The root of the configuration has two top-level keys, index_jobs and shared_steps, documented below.

index_jobs

The index jobs field defines a set of index job objects describing the actions to perform to successfully index a fresh clone of a repository. Each index job is executed independently (and possibly in parallel) by an executor.

shared_steps

The shared steps field defines an ordered sequence of pre-indexing actions (formatted as a Docker step object). Each step is executed before each index job is executed. Shared steps are executed individually once per indexing job and are designed to be used as a way of sharing code and common configuration for projects within a repository (but are not designed as a way to share compute resources).

Examples

In the following example, we have a repository configured to index three different projects: cmd/foo, cmd/bar, and cmd/baz. These projects are executed concurrently by available executor processes. Each index job shares an initial step that runs a setup.sh script in the root of the repository and installs Go dependencies. The index job for cmd/bar additionally requires a code generation step, which is performed after the shared step but before the indexer invocation.

shared_steps:
  image: sourcegraph/lsif-go
  commands:
    - ./setup.sh      # Run a custom setup script
    - go mod download # Download dependencies

index_jobs:
  # Index cmd/foo
  - indexer: sourcegraph/lsif-go
    root: cmd/foo

  # Index cmd/bar
  # Requires an additional codegen step
  - indexer: sourcegraph/lsif-go
    steps:
      - image: sourcegraph/lsif-go
        commands:
          - go generate ./...
        root: cmd/bar
    root: cmd/bar
  
  # Index cmd/baz
  - indexer: sourcegraph/lsif-go
    root: cmd/baz

Index job object

Each configured index job is run by a single executor process. Multiple index jobs configured for the same repository may be executed by different executor instances, out of order, and possibly in parallel.

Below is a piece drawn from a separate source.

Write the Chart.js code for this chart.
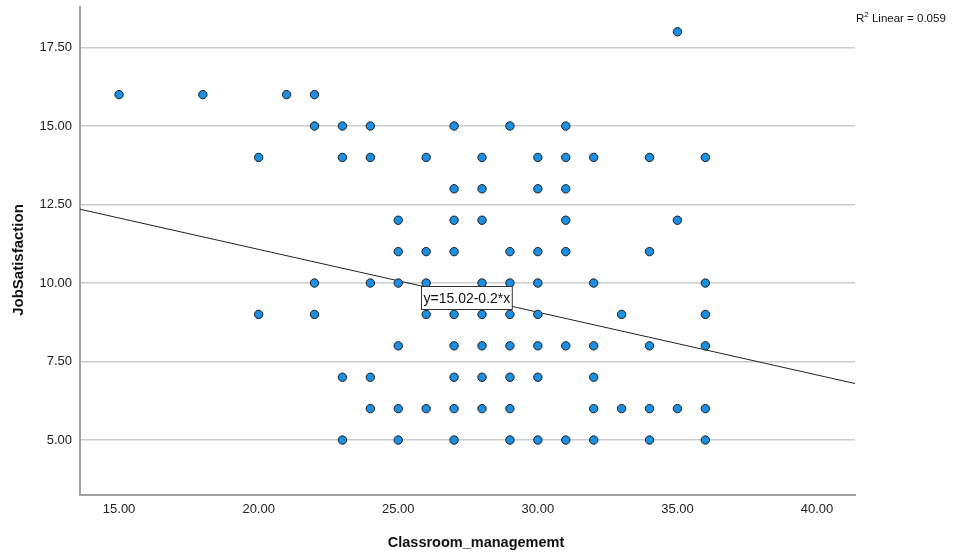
<!DOCTYPE html>
<html>
<head>
<meta charset="utf-8">
<script src="https://cdn.jsdelivr.net/npm/chart.js@4.4.1/dist/chart.umd.min.js"></script>
<style>
  html, body { margin: 0; padding: 0; background: #ffffff; }
  #wrap { width: 954px; height: 556px; position: relative; }
</style>
</head>
<body>
<div id="wrap"><canvas id="c" width="954" height="556"></canvas></div>
<script>
// ---- Data (x = Classroom_managememt, grouped by JobSatisfaction level) ----
const satLevels = [18, 16, 15, 14, 13, 12, 11, 10, 9, 8, 7, 6, 5];
const xAt18 = [35];
const xAt16 = [15, 18, 21, 22];
const xAt15 = [22, 23, 24, 27, 29, 31];
const xAt14 = [20, 23, 24, 26, 28, 30, 31, 32, 34, 36];
const xAt13 = [27, 28, 30, 31];
const xAt12 = [25, 27, 28, 31, 35];
const xAt11 = [25, 26, 27, 29, 30, 31, 34];
const xAt10 = [22, 24, 25, 26, 28, 29, 30, 32, 36];
const xAt9  = [20, 22, 26, 27, 28, 29, 30, 33, 36];
const xAt8  = [25, 27, 28, 29, 30, 31, 32, 34, 36];
const xAt7  = [23, 24, 27, 28, 29, 30, 32];
const xAt6  = [24, 25, 26, 27, 28, 29, 32, 33, 34, 35, 36];
const xAt5  = [23, 25, 27, 29, 30, 31, 32, 34, 36];
const xByLevel = [xAt18, xAt16, xAt15, xAt14, xAt13, xAt12, xAt11, xAt10, xAt9, xAt8, xAt7, xAt6, xAt5];

// Fit line endpoints (at the plot edges)
const fitX = [13.6, 41.36];
const fitY = [12.35, 6.8];
const fitLabel = 'y=15.02-0.2*x';
const fitLabelAt = [27.45, 9.54];
const r2Value = '0.059';

const xTicks = [15, 20, 25, 30, 35, 40];
const yTicks = [5, 7.5, 10, 12.5, 15, 17.5];
const xRange = [13.6, 41.36];
const yRange = [3.25, 18.79];

const xTitle = 'Classroom_managememt';
const yTitle = 'JobSatisfaction';

// ---- Build datasets ----
const points = [];
satLevels.forEach((lvl, i) => xByLevel[i].forEach(x => points.push({ x: x, y: lvl })));
const fitPoints = fitX.map((x, i) => ({ x: x, y: fitY[i] }));

const FONT = '"Liberation Sans", Arial, sans-serif';

const annotPlugin = {
  id: 'annot',
  afterDatasetsDraw(chart) {
    const { ctx, scales } = chart;
    // equation label box
    ctx.save();
    ctx.font = '14px ' + FONT;
    const tw = ctx.measureText(fitLabel).width;
    const cx = scales.x.getPixelForValue(fitLabelAt[0]);
    const cy = scales.y.getPixelForValue(fitLabelAt[1]);
    const bw = tw + 4, bh = 23;
    const bx = Math.round(cx - bw / 2) + 0.5, by = Math.round(cy - bh / 2) + 0.5;
    ctx.fillStyle = '#ffffff';
    ctx.fillRect(bx, by, bw, bh);
    ctx.strokeStyle = '#333333';
    ctx.lineWidth = 1;
    ctx.strokeRect(bx, by, bw, bh);
    ctx.fillStyle = '#111111';
    ctx.textBaseline = 'middle';
    ctx.textAlign = 'center';
    ctx.fillText(fitLabel, bx + bw / 2, by + bh / 2 + 1);
    ctx.restore();
  },
  afterDraw(chart) {
    const { ctx } = chart;
    ctx.save();
    ctx.fillStyle = '#111111';
    ctx.textBaseline = 'alphabetic';
    ctx.textAlign = 'left';
    let x = 856;
    const base = 22;
    ctx.font = '11.5px ' + FONT;
    ctx.fillText('R', x, base);
    x += ctx.measureText('R').width;
    ctx.font = '8px ' + FONT;
    ctx.fillText('2', x, base - 5);
    x += ctx.measureText('2').width;
    ctx.font = '11.5px ' + FONT;
    ctx.fillText(' Linear = ' + r2Value, x, base);

    // axis titles
    ctx.font = 'bold 14.5px ' + FONT;
    ctx.textAlign = 'center';
    ctx.textBaseline = 'middle';
    ctx.fillText(xTitle, 476, 543);
    ctx.translate(19, 260);
    ctx.rotate(-Math.PI / 2);
    ctx.font = 'bold 15px ' + FONT;
    ctx.fillText(yTitle, 0, 0);
    ctx.restore();
  }
};

new Chart(document.getElementById('c'), {
  type: 'scatter',
  data: {
    datasets: [
      {
        label: 'Observed',
        data: points,
        backgroundColor: '#1a8fe3',
        borderColor: '#1c1c1c',
        borderWidth: 1,
        pointRadius: 4.2,
        pointHoverRadius: 4.2,
        order: 1
      },
      {
        type: 'line',
        label: 'Linear',
        data: fitPoints,
        borderColor: '#222222',
        borderWidth: 1,
        pointRadius: 0,
        fill: false,
        order: 2
      }
    ]
  },
  options: {
    responsive: false,
    animation: false,
    events: [],
    layout: { padding: { left: 0, right: 99, top: 7, bottom: 0 } },
    plugins: {
      legend: { display: false },
      tooltip: { enabled: false }
    },
    scales: {
      x: {
        type: 'linear',
        min: xRange[0],
        max: xRange[1],
        afterBuildTicks: s => { s.ticks = xTicks.map(v => ({ value: v })); },
        afterFit: s => { s.height = 61; s.paddingLeft = 0; s.paddingRight = 0; },
        grid: { display: false, drawTicks: false },
        border: { display: true, color: '#a0a0a0', width: 2 },
        ticks: {
          padding: 7,
          color: '#222222',
          font: { family: FONT, size: 13 },
          maxRotation: 0,
          callback: v => Number(v).toFixed(2)
        },
        title: { display: false, text: xTitle }
      },
      y: {
        type: 'linear',
        min: yRange[0],
        max: yRange[1],
        afterBuildTicks: s => { s.ticks = yTicks.map(v => ({ value: v })); },
        afterFit: s => { s.width = 80; s.paddingTop = 0; s.paddingBottom = 0; },
        grid: { display: true, drawTicks: false, color: '#cccccc', lineWidth: 1.5 },
        border: { display: true, color: '#a0a0a0', width: 2 },
        ticks: {
          padding: 8,
          color: '#222222',
          font: { family: FONT, size: 13 },
          callback: v => Number(v).toFixed(2)
        },
        title: { display: false, text: yTitle }
      }
    }
  },
  plugins: [annotPlugin]
});
</script>
</body>
</html>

The basic outline of an index job is as follows.

  1. The target repository is cloned into the job's workspace from Sourcegraph.
  2. Pre-indexing steps (if any are configured) are executed sequentially in individual Docker containers that volume mount the workspace.
  3. A separate Docker container for the indexer is started.
  4. Local steps (if configured) are executed within the running container.
  5. The indexer is invoked within the running container to produce an index artifact.
  6. The src CLI binary is invoked to upload the index artifact to the Sourcegraph instance.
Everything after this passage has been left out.